» **Data section**:
::::
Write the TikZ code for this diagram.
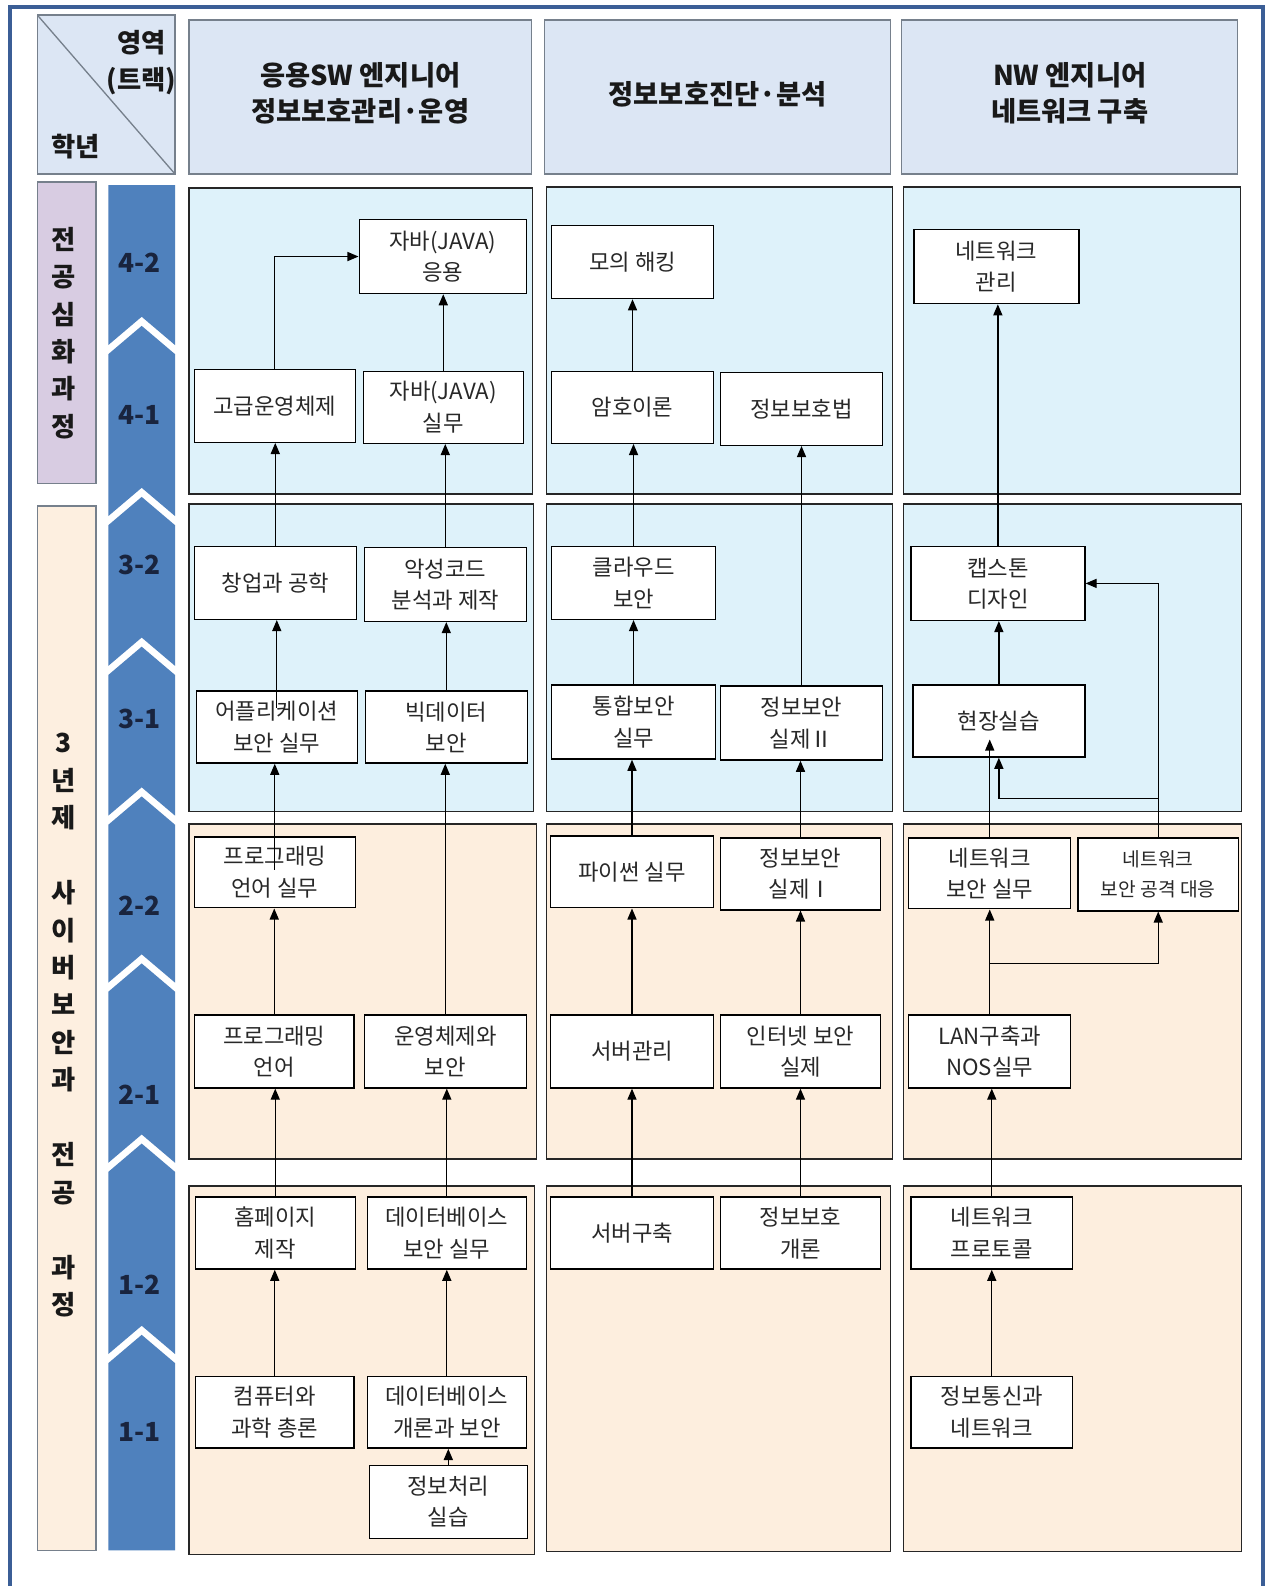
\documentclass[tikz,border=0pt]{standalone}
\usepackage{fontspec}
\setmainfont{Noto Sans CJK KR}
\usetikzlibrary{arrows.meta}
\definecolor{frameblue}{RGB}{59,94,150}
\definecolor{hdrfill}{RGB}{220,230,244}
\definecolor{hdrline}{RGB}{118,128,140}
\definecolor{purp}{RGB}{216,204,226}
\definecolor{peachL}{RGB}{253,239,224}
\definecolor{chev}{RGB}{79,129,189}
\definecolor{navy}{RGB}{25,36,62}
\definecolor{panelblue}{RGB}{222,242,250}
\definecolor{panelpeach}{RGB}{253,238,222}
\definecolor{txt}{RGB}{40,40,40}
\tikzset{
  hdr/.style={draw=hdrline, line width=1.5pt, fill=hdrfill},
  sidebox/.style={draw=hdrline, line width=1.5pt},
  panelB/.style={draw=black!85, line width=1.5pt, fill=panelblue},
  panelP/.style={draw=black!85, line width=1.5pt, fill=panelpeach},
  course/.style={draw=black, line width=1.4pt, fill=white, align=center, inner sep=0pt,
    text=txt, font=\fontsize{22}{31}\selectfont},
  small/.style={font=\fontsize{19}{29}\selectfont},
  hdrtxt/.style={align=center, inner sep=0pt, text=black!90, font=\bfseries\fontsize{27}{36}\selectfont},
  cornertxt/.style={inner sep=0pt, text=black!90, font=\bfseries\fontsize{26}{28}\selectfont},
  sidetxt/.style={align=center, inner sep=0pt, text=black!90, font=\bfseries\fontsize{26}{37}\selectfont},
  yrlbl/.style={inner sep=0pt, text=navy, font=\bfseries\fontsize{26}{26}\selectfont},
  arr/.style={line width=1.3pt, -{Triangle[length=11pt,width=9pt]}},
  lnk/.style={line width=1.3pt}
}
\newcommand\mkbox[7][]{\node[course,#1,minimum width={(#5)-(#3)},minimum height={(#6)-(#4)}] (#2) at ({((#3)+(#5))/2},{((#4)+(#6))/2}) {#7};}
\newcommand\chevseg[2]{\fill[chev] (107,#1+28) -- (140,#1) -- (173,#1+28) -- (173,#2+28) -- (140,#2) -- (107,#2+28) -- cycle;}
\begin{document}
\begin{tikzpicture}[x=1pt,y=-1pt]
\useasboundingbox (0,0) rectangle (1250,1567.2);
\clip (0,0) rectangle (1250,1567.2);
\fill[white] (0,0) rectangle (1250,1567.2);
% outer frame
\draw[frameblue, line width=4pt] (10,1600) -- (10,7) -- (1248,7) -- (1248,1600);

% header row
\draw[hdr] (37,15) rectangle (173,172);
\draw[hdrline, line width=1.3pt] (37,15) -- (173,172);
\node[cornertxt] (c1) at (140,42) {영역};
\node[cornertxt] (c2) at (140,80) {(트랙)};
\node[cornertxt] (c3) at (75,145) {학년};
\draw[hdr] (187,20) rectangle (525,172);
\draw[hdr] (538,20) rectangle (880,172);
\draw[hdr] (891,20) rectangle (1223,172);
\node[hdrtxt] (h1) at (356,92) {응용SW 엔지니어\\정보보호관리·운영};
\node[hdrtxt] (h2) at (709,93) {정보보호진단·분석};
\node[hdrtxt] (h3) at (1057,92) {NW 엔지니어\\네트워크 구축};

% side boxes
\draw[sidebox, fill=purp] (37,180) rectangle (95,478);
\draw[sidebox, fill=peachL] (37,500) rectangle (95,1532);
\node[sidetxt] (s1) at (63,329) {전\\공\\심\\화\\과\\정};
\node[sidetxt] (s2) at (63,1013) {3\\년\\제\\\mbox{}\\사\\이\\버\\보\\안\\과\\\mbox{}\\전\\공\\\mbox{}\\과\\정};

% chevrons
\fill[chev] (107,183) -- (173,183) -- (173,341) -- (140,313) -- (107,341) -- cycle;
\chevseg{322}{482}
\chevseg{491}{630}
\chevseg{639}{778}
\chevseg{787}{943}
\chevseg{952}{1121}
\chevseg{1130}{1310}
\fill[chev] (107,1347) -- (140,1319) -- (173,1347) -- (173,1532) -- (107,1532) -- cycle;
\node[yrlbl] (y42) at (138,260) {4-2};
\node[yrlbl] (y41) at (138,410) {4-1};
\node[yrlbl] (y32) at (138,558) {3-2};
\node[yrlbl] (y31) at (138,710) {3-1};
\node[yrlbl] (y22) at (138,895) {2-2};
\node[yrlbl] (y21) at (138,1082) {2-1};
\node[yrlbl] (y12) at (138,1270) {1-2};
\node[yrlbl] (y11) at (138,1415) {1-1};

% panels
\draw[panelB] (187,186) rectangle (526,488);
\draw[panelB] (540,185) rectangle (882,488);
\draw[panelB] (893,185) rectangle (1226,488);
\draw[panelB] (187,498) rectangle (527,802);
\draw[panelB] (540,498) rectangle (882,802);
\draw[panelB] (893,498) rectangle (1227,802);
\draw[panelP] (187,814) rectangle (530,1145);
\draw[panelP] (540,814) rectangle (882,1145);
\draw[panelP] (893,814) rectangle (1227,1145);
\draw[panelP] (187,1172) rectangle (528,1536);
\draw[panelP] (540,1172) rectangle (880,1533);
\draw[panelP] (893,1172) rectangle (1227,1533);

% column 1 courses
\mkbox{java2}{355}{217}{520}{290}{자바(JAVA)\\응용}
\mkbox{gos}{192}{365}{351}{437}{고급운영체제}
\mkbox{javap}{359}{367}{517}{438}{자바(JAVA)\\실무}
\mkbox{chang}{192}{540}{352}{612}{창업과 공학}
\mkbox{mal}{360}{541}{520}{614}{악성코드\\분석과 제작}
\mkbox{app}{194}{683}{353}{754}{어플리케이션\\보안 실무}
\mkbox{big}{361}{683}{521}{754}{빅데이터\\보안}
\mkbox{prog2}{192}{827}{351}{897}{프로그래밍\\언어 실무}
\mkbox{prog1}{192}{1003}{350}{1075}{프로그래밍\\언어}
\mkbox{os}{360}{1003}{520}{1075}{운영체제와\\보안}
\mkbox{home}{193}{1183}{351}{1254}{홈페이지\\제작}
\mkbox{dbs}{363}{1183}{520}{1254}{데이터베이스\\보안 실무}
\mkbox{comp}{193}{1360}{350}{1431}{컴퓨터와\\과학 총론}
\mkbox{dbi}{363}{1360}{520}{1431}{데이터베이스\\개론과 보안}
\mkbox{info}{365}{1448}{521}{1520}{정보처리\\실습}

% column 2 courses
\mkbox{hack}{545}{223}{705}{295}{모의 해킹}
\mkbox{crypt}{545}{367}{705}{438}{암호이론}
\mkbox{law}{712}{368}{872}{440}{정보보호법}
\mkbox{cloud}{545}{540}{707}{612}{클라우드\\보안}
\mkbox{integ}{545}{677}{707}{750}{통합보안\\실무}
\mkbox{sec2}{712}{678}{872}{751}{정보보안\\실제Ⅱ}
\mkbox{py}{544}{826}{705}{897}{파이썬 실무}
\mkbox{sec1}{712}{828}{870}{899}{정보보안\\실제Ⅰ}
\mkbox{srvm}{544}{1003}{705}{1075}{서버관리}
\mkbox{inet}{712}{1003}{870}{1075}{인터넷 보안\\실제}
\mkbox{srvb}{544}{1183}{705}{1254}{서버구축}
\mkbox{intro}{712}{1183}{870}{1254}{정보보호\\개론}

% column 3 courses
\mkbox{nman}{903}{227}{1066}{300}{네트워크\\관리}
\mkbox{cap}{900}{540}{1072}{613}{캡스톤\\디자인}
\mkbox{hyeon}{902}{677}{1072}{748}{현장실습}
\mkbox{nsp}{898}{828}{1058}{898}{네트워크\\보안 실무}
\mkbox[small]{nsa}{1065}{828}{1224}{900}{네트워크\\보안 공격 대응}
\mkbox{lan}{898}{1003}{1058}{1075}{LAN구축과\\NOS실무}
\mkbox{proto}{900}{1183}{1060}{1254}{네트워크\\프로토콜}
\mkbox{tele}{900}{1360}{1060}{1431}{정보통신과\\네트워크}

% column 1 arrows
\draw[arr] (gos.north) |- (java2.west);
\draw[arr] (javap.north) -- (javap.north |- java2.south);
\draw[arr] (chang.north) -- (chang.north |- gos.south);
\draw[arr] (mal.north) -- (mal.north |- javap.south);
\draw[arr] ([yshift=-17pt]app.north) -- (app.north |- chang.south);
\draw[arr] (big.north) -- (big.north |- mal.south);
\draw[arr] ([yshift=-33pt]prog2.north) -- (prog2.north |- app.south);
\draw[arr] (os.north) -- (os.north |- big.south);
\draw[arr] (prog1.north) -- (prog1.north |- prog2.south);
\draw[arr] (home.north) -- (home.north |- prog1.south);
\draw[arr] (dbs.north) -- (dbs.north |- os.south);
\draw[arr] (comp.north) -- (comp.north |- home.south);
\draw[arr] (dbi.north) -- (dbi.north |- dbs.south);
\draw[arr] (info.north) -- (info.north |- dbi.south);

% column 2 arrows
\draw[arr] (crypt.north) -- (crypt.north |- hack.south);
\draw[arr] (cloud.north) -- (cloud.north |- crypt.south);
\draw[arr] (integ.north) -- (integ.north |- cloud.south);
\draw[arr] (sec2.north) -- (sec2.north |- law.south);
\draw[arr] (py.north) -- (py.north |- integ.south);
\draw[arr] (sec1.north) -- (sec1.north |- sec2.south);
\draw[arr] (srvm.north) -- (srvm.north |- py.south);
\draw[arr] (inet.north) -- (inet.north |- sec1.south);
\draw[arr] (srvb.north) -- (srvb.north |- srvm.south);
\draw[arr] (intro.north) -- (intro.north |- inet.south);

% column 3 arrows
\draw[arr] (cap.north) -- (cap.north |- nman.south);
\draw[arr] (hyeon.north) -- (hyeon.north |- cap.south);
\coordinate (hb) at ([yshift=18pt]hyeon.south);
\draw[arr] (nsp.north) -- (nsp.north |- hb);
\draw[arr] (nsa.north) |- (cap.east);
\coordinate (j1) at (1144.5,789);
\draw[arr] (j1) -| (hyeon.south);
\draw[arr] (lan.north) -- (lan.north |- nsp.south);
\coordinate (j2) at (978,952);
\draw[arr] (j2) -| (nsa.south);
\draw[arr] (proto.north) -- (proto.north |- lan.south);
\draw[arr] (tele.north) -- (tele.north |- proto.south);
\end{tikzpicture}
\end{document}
::::
» **Aim**:
Repeat the listing above up to and including the line with "(1248,7) -- (1248,1600);", starting from its first line. Drop any pictures.

» **Answer to this task**:
Write the TikZ code for this diagram.
\documentclass[tikz,border=0pt]{standalone}
\usepackage{fontspec}
\setmainfont{Noto Sans CJK KR}
\usetikzlibrary{arrows.meta}
\definecolor{frameblue}{RGB}{59,94,150}
\definecolor{hdrfill}{RGB}{220,230,244}
\definecolor{hdrline}{RGB}{118,128,140}
\definecolor{purp}{RGB}{216,204,226}
\definecolor{peachL}{RGB}{253,239,224}
\definecolor{chev}{RGB}{79,129,189}
\definecolor{navy}{RGB}{25,36,62}
\definecolor{panelblue}{RGB}{222,242,250}
\definecolor{panelpeach}{RGB}{253,238,222}
\definecolor{txt}{RGB}{40,40,40}
\tikzset{
  hdr/.style={draw=hdrline, line width=1.5pt, fill=hdrfill},
  sidebox/.style={draw=hdrline, line width=1.5pt},
  panelB/.style={draw=black!85, line width=1.5pt, fill=panelblue},
  panelP/.style={draw=black!85, line width=1.5pt, fill=panelpeach},
  course/.style={draw=black, line width=1.4pt, fill=white, align=center, inner sep=0pt,
    text=txt, font=\fontsize{22}{31}\selectfont},
  small/.style={font=\fontsize{19}{29}\selectfont},
  hdrtxt/.style={align=center, inner sep=0pt, text=black!90, font=\bfseries\fontsize{27}{36}\selectfont},
  cornertxt/.style={inner sep=0pt, text=black!90, font=\bfseries\fontsize{26}{28}\selectfont},
  sidetxt/.style={align=center, inner sep=0pt, text=black!90, font=\bfseries\fontsize{26}{37}\selectfont},
  yrlbl/.style={inner sep=0pt, text=navy, font=\bfseries\fontsize{26}{26}\selectfont},
  arr/.style={line width=1.3pt, -{Triangle[length=11pt,width=9pt]}},
  lnk/.style={line width=1.3pt}
}
\newcommand\mkbox[7][]{\node[course,#1,minimum width={(#5)-(#3)},minimum height={(#6)-(#4)}] (#2) at ({((#3)+(#5))/2},{((#4)+(#6))/2}) {#7};}
\newcommand\chevseg[2]{\fill[chev] (107,#1+28) -- (140,#1) -- (173,#1+28) -- (173,#2+28) -- (140,#2) -- (107,#2+28) -- cycle;}
\begin{document}
\begin{tikzpicture}[x=1pt,y=-1pt]
\useasboundingbox (0,0) rectangle (1250,1567.2);
\clip (0,0) rectangle (1250,1567.2);
\fill[white] (0,0) rectangle (1250,1567.2);
% outer frame
\draw[frameblue, line width=4pt] (10,1600) -- (10,7) -- (1248,7) -- (1248,1600);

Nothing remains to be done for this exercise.